What is a loan payment calculator?
A loan payment calculator computes your fixed monthly payment for personal loans, car loans, student loans, and consumer credit. Enter any loan amount, interest rate, and term to instantly see your monthly payment, total interest, and full repayment schedule. For home purchase financing, use the Mortgage Calculator instead — it takes home price and down payment as inputs.
How is a loan payment calculated?
This calculator uses the annuity formula, where the monthly payment remains the same throughout the loan term. Formula: M = P × r × (1+r)^n / ((1+r)^n – 1), where P is the loan amount, r is the monthly interest rate (annual rate ÷ 12 ÷ 100), and n is the total number of months (years × 12).
What is the difference between APR and nominal interest rate?
The nominal interest rate is the base cost of borrowing, expressed as a percentage per year. APR (Annual Percentage Rate) is a broader measure that includes the nominal rate plus fees — origination charges, processing costs, and administrative fees. Because APR captures the full cost, it is always equal to or higher than the stated nominal rate. When comparing loan offers from different lenders, use APR rather than the nominal rate to get a like-for-like comparison. This calculator uses the nominal interest rate: for loans with no fees, results will closely match APR; for loans with significant origination fees, the effective APR may be 1–3 percentage points higher.
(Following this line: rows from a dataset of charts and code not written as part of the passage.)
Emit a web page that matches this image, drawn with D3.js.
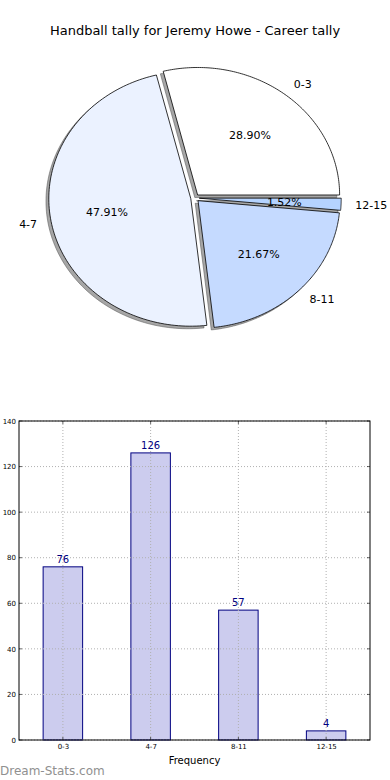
<!DOCTYPE html>
<html><head><meta charset="utf-8">
<script src="https://cdn.jsdelivr.net/npm/d3@7"></script>
<style>body{margin:0;background:#fff}svg{display:block;font-family:"DejaVu Sans",sans-serif}</style>
</head><body><div id="c"></div>
<script>
const title = "Handball tally for Jeremy Howe - Career tally";
const categories = ["0-3", "4-7", "8-11", "12-15"];
const counts = [76, 126, 57, 4];
const pieColors = ["#ffffff", "#ebf2ff", "#c5daff", "#b5d3ff"];
const yTicks = [0, 20, 40, 60, 80, 100, 120, 140];
const xLabel = "Frequency";
const watermark = "Dream-Stats.com";

const W = 390, H = 780;
const svg = d3.select("#c").append("svg").attr("width", W).attr("height", H);

svg.append("text").attr("x", 195).attr("y", 35).attr("text-anchor", "middle")
  .attr("font-size", 13).attr("fill", "#000").text(title);

// ---- Pie (elliptical, as matplotlib with unequal aspect) ----
const cx = 195, cy = 198, rx = 142, ry = 127.5;
const sx = d3.scaleLinear().domain([-1, 1]).range([cx - rx, cx + rx]);
const sy = d3.scaleLinear().domain([-1, 1]).range([cy + ry, cy - ry]);
const explode = 0.03;
const total = d3.sum(counts);
let acc = 0;
const wedges = counts.map((v, i) => {
  const t1 = acc / total * 2 * Math.PI;
  acc += v;
  const t2 = acc / total * 2 * Math.PI;
  const tm = (t1 + t2) / 2;
  return {i, v, t1, t2, tm, ox: explode * Math.cos(tm), oy: explode * Math.sin(tm)};
});
const line = d3.line().x(d => sx(d[0])).y(d => sy(d[1]));
function wedgePath(w, dx, dy) {
  const pts = [[w.ox + dx, w.oy + dy]];
  const n = 120;
  for (let k = 0; k <= n; k++) {
    const t = w.t1 + (w.t2 - w.t1) * k / n;
    pts.push([w.ox + dx + Math.cos(t), w.oy + dy + Math.sin(t)]);
  }
  return line(pts) + "Z";
}
const pg = svg.append("g");
// shadows
pg.selectAll("path.sh").data(wedges).enter().append("path").attr("class", "sh")
  .attr("d", w => wedgePath(w, -0.02, -0.02))
  .attr("fill", "#4d4d4d").attr("fill-opacity", 0.5)
  .attr("stroke", "#4d4d4d").attr("stroke-opacity", 0.5).attr("stroke-width", 1);
pg.selectAll("path.w").data(wedges).enter().append("path").attr("class", "w")
  .attr("d", w => wedgePath(w, 0, 0))
  .attr("fill", w => pieColors[w.i]).attr("stroke", "#000").attr("stroke-width", 0.8)
  .attr("stroke-linejoin", "miter");
// labels
pg.selectAll("text.lb").data(wedges).enter().append("text").attr("class", "lb")
  .attr("x", w => sx(w.ox + 1.1 * Math.cos(w.tm)))
  .attr("y", w => sy(w.oy + 1.1 * Math.sin(w.tm)))
  .attr("dy", "0.35em")
  .attr("text-anchor", w => Math.cos(w.tm) > 0 ? "start" : "end")
  .attr("font-size", 11).text(w => categories[w.i]);
pg.selectAll("text.pc").data(wedges).enter().append("text").attr("class", "pc")
  .attr("x", w => sx(w.ox + 0.6 * Math.cos(w.tm)))
  .attr("y", w => sy(w.oy + 0.6 * Math.sin(w.tm)))
  .attr("dy", "0.35em").attr("text-anchor", "middle")
  .attr("font-size", 11).text(w => (w.v / total * 100).toFixed(2) + "%");

// ---- Bar chart ----
const L = 19, R = 370, T = 421, B = 740;
const x = d3.scaleLinear().domain([-0.5, 3.5]).range([L, R]);
const y = d3.scaleLinear().domain([0, 140]).range([B, T]);
const bw = 0.45;
const bg = svg.append("g");
bg.selectAll("rect.bar").data(counts).enter().append("rect").attr("class", "bar")
  .attr("x", (d, i) => x(i - bw / 2)).attr("width", (d, i) => x(i + bw / 2) - x(i - bw / 2))
  .attr("y", d => y(d)).attr("height", d => y(0) - y(d))
  .attr("fill", "#ccccee").attr("stroke", "#000080").attr("stroke-width", 1);
// grid
bg.selectAll("line.gy").data(yTicks).enter().append("line")
  .attr("x1", L).attr("x2", R).attr("y1", d => y(d)).attr("y2", d => y(d))
  .attr("stroke", "#b0b0b0").attr("stroke-dasharray", "1,2").attr("stroke-width", 1);
bg.selectAll("line.gx").data(categories).enter().append("line")
  .attr("y1", T).attr("y2", B).attr("x1", (d, i) => x(i)).attr("x2", (d, i) => x(i))
  .attr("stroke", "#b0b0b0").attr("stroke-dasharray", "1,2").attr("stroke-width", 1);
// value labels
bg.selectAll("text.val").data(counts).enter().append("text")
  .attr("x", (d, i) => x(i)).attr("y", d => y(d) - 4).attr("text-anchor", "middle")
  .attr("font-size", 10).attr("fill", "#000080").text(d => d);
// axes
const yAxis = d3.axisLeft(y).tickValues(yTicks).tickSize(0).tickPadding(3);
bg.append("g").attr("transform", `translate(${L},0)`).call(yAxis)
  .call(g => g.select(".domain").remove())
  .selectAll("text").attr("font-size", 7).attr("font-family", "DejaVu Sans");
const xAxis = d3.axisBottom(x).tickValues([0, 1, 2, 3]).tickFormat(i => categories[i]).tickSize(0).tickPadding(4);
bg.append("g").attr("transform", `translate(0,${B})`).call(xAxis)
  .call(g => g.select(".domain").remove())
  .selectAll("text").attr("font-size", 7).attr("font-family", "DejaVu Sans");
// inward ticks on all sides
const tk = bg.append("g").attr("stroke", "#000").attr("stroke-width", 0.6);
yTicks.forEach(t => {
  tk.append("line").attr("x1", L).attr("x2", L + 3).attr("y1", y(t)).attr("y2", y(t));
  tk.append("line").attr("x1", R).attr("x2", R - 3).attr("y1", y(t)).attr("y2", y(t));
});
[0, 1, 2, 3].forEach(t => {
  tk.append("line").attr("x1", x(t)).attr("x2", x(t)).attr("y1", B).attr("y2", B - 3);
  tk.append("line").attr("x1", x(t)).attr("x2", x(t)).attr("y1", T).attr("y2", T + 3);
});
bg.append("rect").attr("x", L).attr("y", T).attr("width", R - L).attr("height", B - T)
  .attr("fill", "none").attr("stroke", "#000").attr("stroke-width", 1);
svg.append("text").attr("x", (L + R) / 2).attr("y", 764).attr("text-anchor", "middle")
  .attr("font-size", 10).text(xLabel);
svg.append("text").attr("x", 0).attr("y", 775).attr("font-size", 12)
  .attr("fill", "#909090").text(watermark);
</script></body></html>
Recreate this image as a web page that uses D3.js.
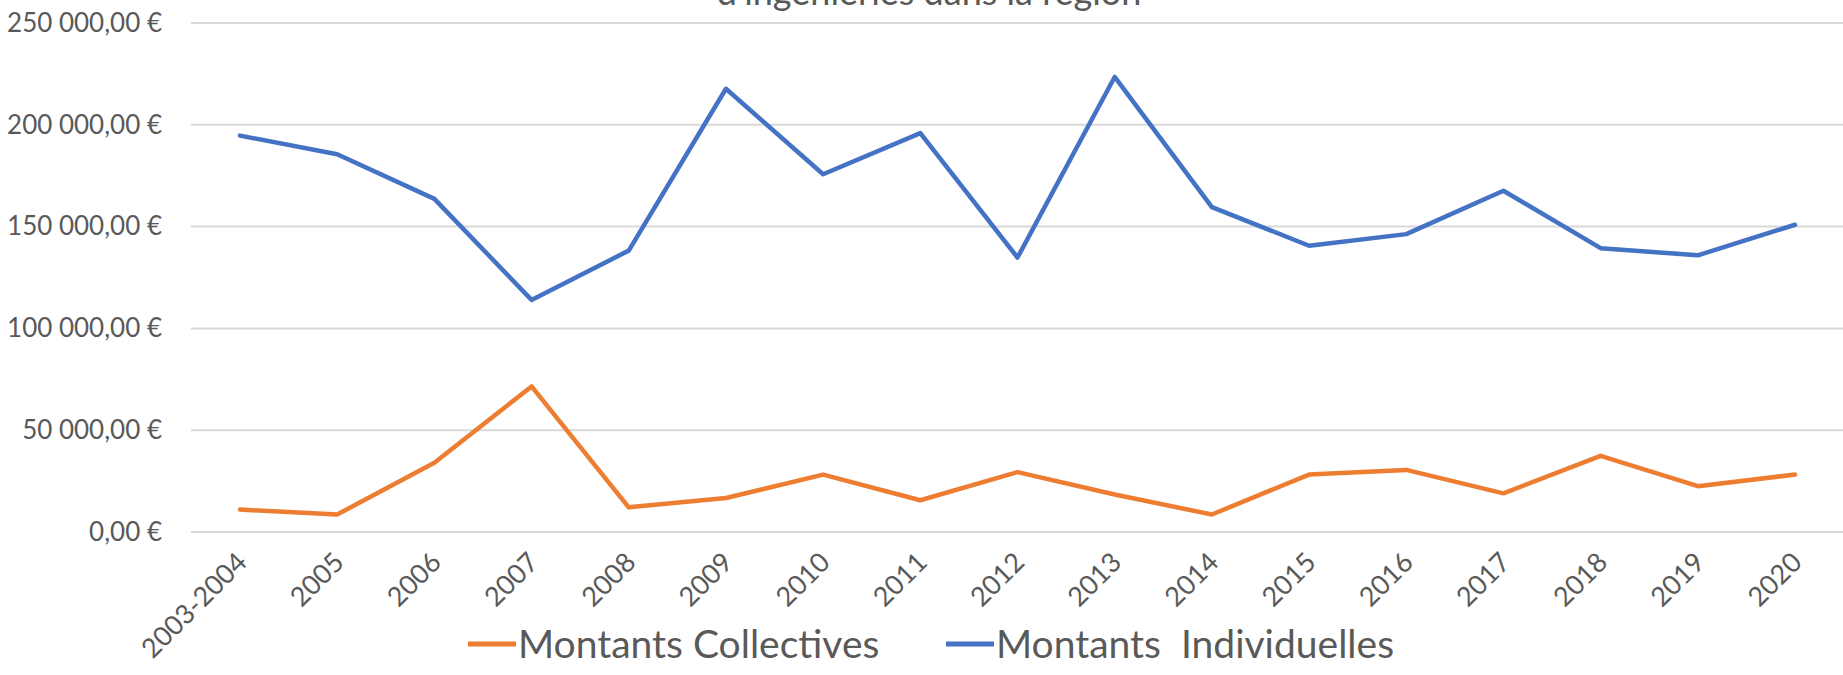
<!DOCTYPE html>
<html>
<head>
<meta charset="utf-8">
<script src="https://cdn.jsdelivr.net/npm/d3@7"></script>
<style>
  body { margin: 0; background: #fff; }
  svg { display: block; font-family: Lato, "Open Sans", sans-serif; }
  .grid line { stroke: #d9d9d9; stroke-width: 2; }
  .axis text { fill: #595959; }
</style>
</head>
<body>
<svg id="lineChart" width="1843" height="675"></svg>
<script>
// categories and series
var years = ["2003-2004", "2005", "2006", "2007", "2008", "2009", "2010", "2011", "2012",
  "2013", "2014", "2015", "2016", "2017", "2018", "2019", "2020"];

var collectives = [11000, 8600, 34000, 71500, 12100, 16700, 28200, 15600, 29400,
  18400, 8600, 28200, 30500, 19000, 37400, 22500, 28200];

var individuelles = [194700, 185500, 163600, 114000, 138200, 217700, 175700, 195900, 134800,
  223500, 159600, 140600, 146300, 167600, 139400, 135900, 150900];

var yTicks = [0, 50000, 100000, 150000, 200000, 250000];

var seriesNames = ["Montants Collectives", "Montants  Individuelles"];
var seriesColors = ["#ED7D31", "#4472C4"];

var svg = d3.select("#lineChart"),
  margin = {
    top: 23,
    left: 191,
    bottom: 143
  };

var width = +svg.attr("width");
var height = +svg.attr("height");

var x = d3.scalePoint().domain(years).range([240, 1795]),
  y = d3.scaleLinear().domain([0, 250000]).range([height - margin.bottom, margin.top]);

// french currency format: "250 000,00 €"
var fr = d3.formatLocale({
  decimal: ",",
  thousands: "\u00a0",
  grouping: [3],
  currency: ["", "\u00a0€"]
});
var fmt = fr.format("$,.2f");

// title (cut off at the top in the reference too)
svg.append("text")
  .attr("x", 929)
  .attr("y", 5)
  .attr("text-anchor", "middle")
  .attr("fill", "#595959")
  .attr("font-size", 36)
  .text("d'ingénieries dans la région");

// gridlines
svg.append("g")
  .attr("class", "grid")
  .selectAll("line")
  .data(yTicks)
  .enter().append("line")
  .attr("x1", margin.left)
  .attr("x2", width)
  .attr("y1", function(d) { return y(d); })
  .attr("y2", function(d) { return y(d); });

// y axis labels
var yAxis = svg.append("g")
  .attr("class", "axis axis--y")
  .attr("transform", "translate(" + margin.left + ",0)")
  .call(d3.axisLeft(y).tickValues(yTicks).tickFormat(fmt).tickSize(0).tickPadding(29));
yAxis.select(".domain").remove();
yAxis.selectAll("text").attr("font-size", 26).attr("font-family", "Lato");

// x axis labels, rotated
var xAxis = svg.append("g")
  .attr("class", "axis axis--x")
  .attr("transform", "translate(0," + y(0) + ")")
  .call(d3.axisBottom(x).tickSize(0));
xAxis.select(".domain").remove();
xAxis.selectAll("text")
  .attr("font-size", 27)
  .attr("font-family", "Lato")
  .style("text-anchor", "end")
  .attr("dx", 0)
  .attr("dy", 0)
  .attr("y", 0)
  .attr("transform", "translate(8,32) rotate(-45)");

// lines
var line = d3.line()
  .x(function(d, i) { return x(years[i]); })
  .y(function(d) { return y(d); });

[collectives, individuelles].forEach(function(s, i) {
  svg.append("path")
    .datum(s)
    .attr("fill", "none")
    .attr("stroke", seriesColors[i])
    .attr("stroke-width", 4.5)
    .attr("stroke-linejoin", "round")
    .attr("stroke-linecap", "round")
    .attr("d", line);
});

// legend
var legendX = [468, 946];
var legend = svg.append("g").attr("class", "legend");
seriesNames.forEach(function(name, i) {
  legend.append("line")
    .attr("x1", legendX[i])
    .attr("x2", legendX[i] + 48)
    .attr("y1", 644)
    .attr("y2", 644)
    .attr("stroke", seriesColors[i])
    .attr("stroke-width", 5);
  legend.append("text")
    .attr("x", legendX[i] + 50)
    .attr("y", 658)
    .attr("fill", "#595959")
    .attr("font-size", 39)
    .style("white-space", "pre")
    .text(name);
});
</script>
</body>
</html>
Annuity vs linear repayment — what is the difference?
The annuity method means equal monthly payments throughout the term — at the beginning, a larger portion goes to interest, while at the end, more goes toward repaying the principal. The linear method means equal principal portions each month, resulting in higher initial payments but lower total interest.
How much can I borrow for a given monthly payment?
Rearrange the annuity formula to find your maximum borrowing capacity: P = M × ((1+r)^n − 1) / (r × (1+r)^n), where M is your target monthly payment, r is the monthly interest rate (annual rate ÷ 12 ÷ 100), and n is the number of months. Example: $500 per month, 8% annual rate, 5-year term → r ≈ 0.00667, n = 60, maximum loan ≈ $24,700. The same budget at 12% yields only ≈ $22,450 — showing how rate differences significantly affect how much you can borrow.
How can you reduce the cost of a loan?
You can reduce loan costs by choosing a shorter term (less interest), comparing offers from multiple lenders, or refinancing an existing loan at better terms. Consider not just the interest rate but also origination fees and prepayment penalties. To grow savings alongside debt reduction, our FIRE calculator can show how aggressively saving while paying off loans accelerates long-term financial independence.
When should I use the loan payment calculator vs the mortgage calculator?
Use this loan payment calculator for any fixed-amount borrowing — personal loans, car loans, student loans, or consumer credit — where you enter the exact loan amount. Use the Mortgage Calculator when buying a home: it calculates your loan amount from home price and down payment percentage, and shows a detailed amortization schedule.